• [GIVEN DATA]
╭──

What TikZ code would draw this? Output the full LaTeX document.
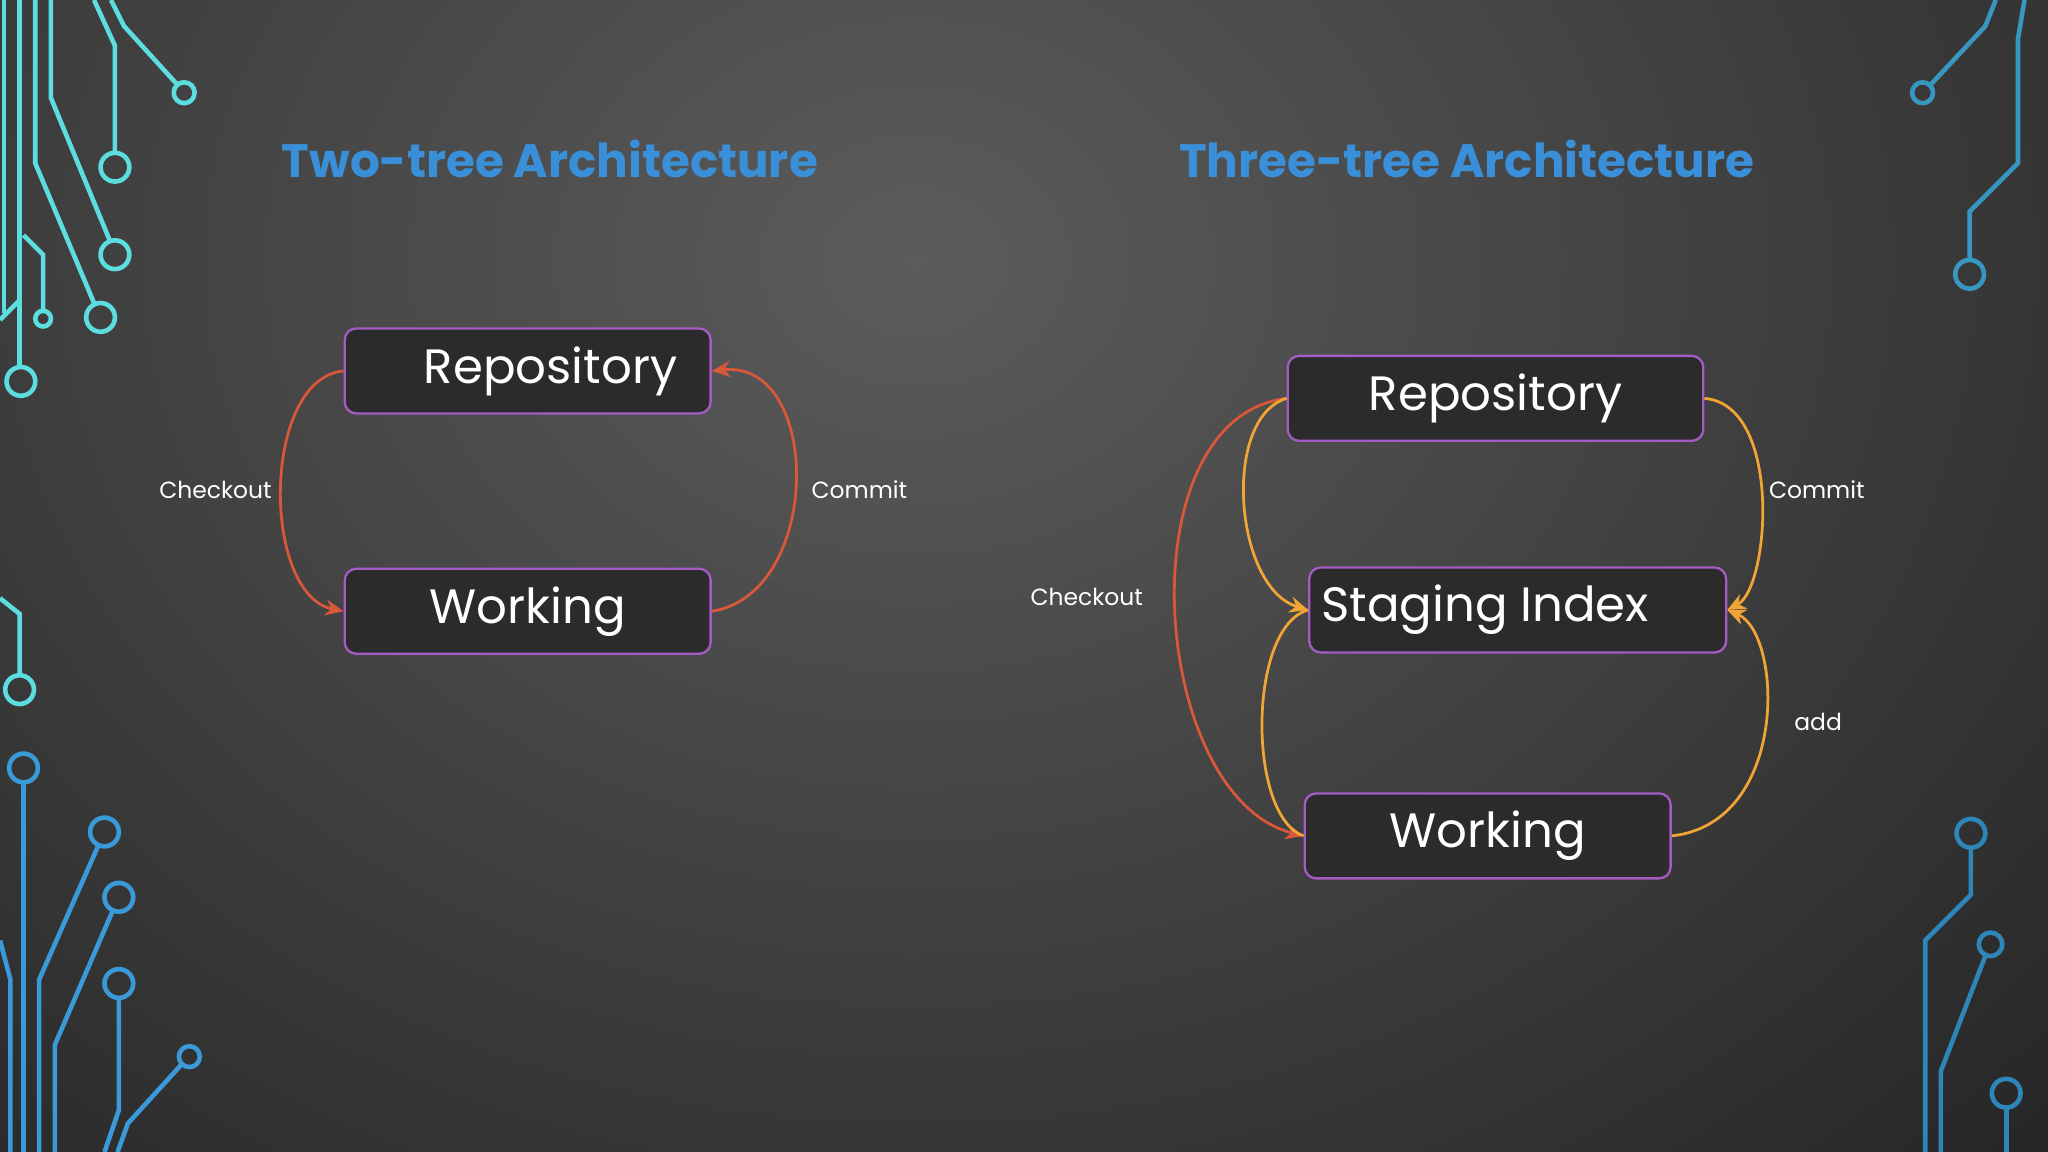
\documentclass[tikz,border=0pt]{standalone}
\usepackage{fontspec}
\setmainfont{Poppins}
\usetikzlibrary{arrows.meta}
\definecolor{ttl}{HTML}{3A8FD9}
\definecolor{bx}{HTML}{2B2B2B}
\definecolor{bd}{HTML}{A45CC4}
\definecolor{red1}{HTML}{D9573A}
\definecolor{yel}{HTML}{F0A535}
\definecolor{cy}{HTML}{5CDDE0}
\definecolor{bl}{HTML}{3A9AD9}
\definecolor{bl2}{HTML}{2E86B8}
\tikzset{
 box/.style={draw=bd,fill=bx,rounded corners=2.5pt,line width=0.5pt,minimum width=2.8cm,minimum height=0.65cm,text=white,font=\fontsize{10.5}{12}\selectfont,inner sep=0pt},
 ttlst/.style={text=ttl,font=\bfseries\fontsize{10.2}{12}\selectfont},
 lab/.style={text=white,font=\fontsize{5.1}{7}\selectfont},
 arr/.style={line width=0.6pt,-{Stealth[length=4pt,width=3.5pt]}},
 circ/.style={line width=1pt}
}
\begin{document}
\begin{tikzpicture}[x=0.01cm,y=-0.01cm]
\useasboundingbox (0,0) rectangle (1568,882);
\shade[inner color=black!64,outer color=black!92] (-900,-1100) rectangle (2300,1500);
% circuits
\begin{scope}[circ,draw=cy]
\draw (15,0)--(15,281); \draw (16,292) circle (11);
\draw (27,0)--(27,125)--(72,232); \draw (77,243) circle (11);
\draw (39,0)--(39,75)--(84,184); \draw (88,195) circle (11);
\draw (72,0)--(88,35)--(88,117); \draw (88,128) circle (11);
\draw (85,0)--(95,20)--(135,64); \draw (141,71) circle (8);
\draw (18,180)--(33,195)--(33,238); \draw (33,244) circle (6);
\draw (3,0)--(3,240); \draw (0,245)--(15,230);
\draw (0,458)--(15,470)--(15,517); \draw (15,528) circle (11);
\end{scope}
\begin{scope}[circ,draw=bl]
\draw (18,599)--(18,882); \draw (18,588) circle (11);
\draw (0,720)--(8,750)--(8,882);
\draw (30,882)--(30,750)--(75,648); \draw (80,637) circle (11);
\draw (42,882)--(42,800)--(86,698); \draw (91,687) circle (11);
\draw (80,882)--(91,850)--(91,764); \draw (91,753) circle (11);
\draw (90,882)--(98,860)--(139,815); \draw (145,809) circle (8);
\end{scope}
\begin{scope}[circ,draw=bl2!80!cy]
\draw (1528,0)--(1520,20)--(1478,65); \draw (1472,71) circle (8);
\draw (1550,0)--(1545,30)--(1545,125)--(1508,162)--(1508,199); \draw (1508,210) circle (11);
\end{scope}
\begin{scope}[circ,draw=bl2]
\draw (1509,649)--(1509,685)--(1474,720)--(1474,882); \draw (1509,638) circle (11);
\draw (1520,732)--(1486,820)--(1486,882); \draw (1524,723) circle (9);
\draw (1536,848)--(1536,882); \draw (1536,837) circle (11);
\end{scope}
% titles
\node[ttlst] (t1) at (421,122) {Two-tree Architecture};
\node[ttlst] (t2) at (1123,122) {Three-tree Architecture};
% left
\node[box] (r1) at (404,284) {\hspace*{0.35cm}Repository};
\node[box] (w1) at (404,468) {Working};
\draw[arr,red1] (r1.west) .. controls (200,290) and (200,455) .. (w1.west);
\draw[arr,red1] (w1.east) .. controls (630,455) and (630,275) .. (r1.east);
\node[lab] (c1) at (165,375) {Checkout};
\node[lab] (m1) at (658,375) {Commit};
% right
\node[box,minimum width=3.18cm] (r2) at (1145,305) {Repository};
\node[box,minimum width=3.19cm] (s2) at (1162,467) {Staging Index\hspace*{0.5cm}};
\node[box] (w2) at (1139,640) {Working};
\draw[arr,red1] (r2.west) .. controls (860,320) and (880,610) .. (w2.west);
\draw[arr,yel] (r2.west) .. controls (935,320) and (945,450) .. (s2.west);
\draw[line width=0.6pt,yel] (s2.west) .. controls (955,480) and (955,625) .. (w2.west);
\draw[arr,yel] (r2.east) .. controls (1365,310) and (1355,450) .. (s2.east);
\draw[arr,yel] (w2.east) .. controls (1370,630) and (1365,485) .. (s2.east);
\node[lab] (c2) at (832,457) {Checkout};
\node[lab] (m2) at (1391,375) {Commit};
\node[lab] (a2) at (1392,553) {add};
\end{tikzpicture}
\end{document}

╰──

• [SET PROBLEM] Omit pictures; set down the rest of the material word for word.

• [FULL OUTPUT]
What TikZ code would draw this? Output the full LaTeX document.
\documentclass[tikz,border=0pt]{standalone}
\usepackage{fontspec}
\setmainfont{Poppins}
\usetikzlibrary{arrows.meta}
\definecolor{ttl}{HTML}{3A8FD9}
\definecolor{bx}{HTML}{2B2B2B}
\definecolor{bd}{HTML}{A45CC4}
\definecolor{red1}{HTML}{D9573A}
\definecolor{yel}{HTML}{F0A535}
\definecolor{cy}{HTML}{5CDDE0}
\definecolor{bl}{HTML}{3A9AD9}
\definecolor{bl2}{HTML}{2E86B8}
\tikzset{
 box/.style={draw=bd,fill=bx,rounded corners=2.5pt,line width=0.5pt,minimum width=2.8cm,minimum height=0.65cm,text=white,font=\fontsize{10.5}{12}\selectfont,inner sep=0pt},
 ttlst/.style={text=ttl,font=\bfseries\fontsize{10.2}{12}\selectfont},
 lab/.style={text=white,font=\fontsize{5.1}{7}\selectfont},
 arr/.style={line width=0.6pt,-{Stealth[length=4pt,width=3.5pt]}},
 circ/.style={line width=1pt}
}
\begin{document}
\begin{tikzpicture}[x=0.01cm,y=-0.01cm]
\useasboundingbox (0,0) rectangle (1568,882);
\shade[inner color=black!64,outer color=black!92] (-900,-1100) rectangle (2300,1500);
% circuits
\begin{scope}[circ,draw=cy]
\draw (15,0)--(15,281); \draw (16,292) circle (11);
\draw (27,0)--(27,125)--(72,232); \draw (77,243) circle (11);
\draw (39,0)--(39,75)--(84,184); \draw (88,195) circle (11);
\draw (72,0)--(88,35)--(88,117); \draw (88,128) circle (11);
\draw (85,0)--(95,20)--(135,64); \draw (141,71) circle (8);
\draw (18,180)--(33,195)--(33,238); \draw (33,244) circle (6);
\draw (3,0)--(3,240); \draw (0,245)--(15,230);
\draw (0,458)--(15,470)--(15,517); \draw (15,528) circle (11);
\end{scope}
\begin{scope}[circ,draw=bl]
\draw (18,599)--(18,882); \draw (18,588) circle (11);
\draw (0,720)--(8,750)--(8,882);
\draw (30,882)--(30,750)--(75,648); \draw (80,637) circle (11);
\draw (42,882)--(42,800)--(86,698); \draw (91,687) circle (11);
\draw (80,882)--(91,850)--(91,764); \draw (91,753) circle (11);
\draw (90,882)--(98,860)--(139,815); \draw (145,809) circle (8);
\end{scope}
\begin{scope}[circ,draw=bl2!80!cy]
\draw (1528,0)--(1520,20)--(1478,65); \draw (1472,71) circle (8);
\draw (1550,0)--(1545,30)--(1545,125)--(1508,162)--(1508,199); \draw (1508,210) circle (11);
\end{scope}
\begin{scope}[circ,draw=bl2]
\draw (1509,649)--(1509,685)--(1474,720)--(1474,882); \draw (1509,638) circle (11);
\draw (1520,732)--(1486,820)--(1486,882); \draw (1524,723) circle (9);
\draw (1536,848)--(1536,882); \draw (1536,837) circle (11);
\end{scope}
% titles
\node[ttlst] (t1) at (421,122) {Two-tree Architecture};
\node[ttlst] (t2) at (1123,122) {Three-tree Architecture};
% left
\node[box] (r1) at (404,284) {\hspace*{0.35cm}Repository};
\node[box] (w1) at (404,468) {Working};
\draw[arr,red1] (r1.west) .. controls (200,290) and (200,455) .. (w1.west);
\draw[arr,red1] (w1.east) .. controls (630,455) and (630,275) .. (r1.east);
\node[lab] (c1) at (165,375) {Checkout};
\node[lab] (m1) at (658,375) {Commit};
% right
\node[box,minimum width=3.18cm] (r2) at (1145,305) {Repository};
\node[box,minimum width=3.19cm] (s2) at (1162,467) {Staging Index\hspace*{0.5cm}};
\node[box] (w2) at (1139,640) {Working};
\draw[arr,red1] (r2.west) .. controls (860,320) and (880,610) .. (w2.west);
\draw[arr,yel] (r2.west) .. controls (935,320) and (945,450) .. (s2.west);
\draw[line width=0.6pt,yel] (s2.west) .. controls (955,480) and (955,625) .. (w2.west);
\draw[arr,yel] (r2.east) .. controls (1365,310) and (1355,450) .. (s2.east);
\draw[arr,yel] (w2.east) .. controls (1370,630) and (1365,485) .. (s2.east);
\node[lab] (c2) at (832,457) {Checkout};
\node[lab] (m2) at (1391,375) {Commit};
\node[lab] (a2) at (1392,553) {add};
\end{tikzpicture}
\end{document}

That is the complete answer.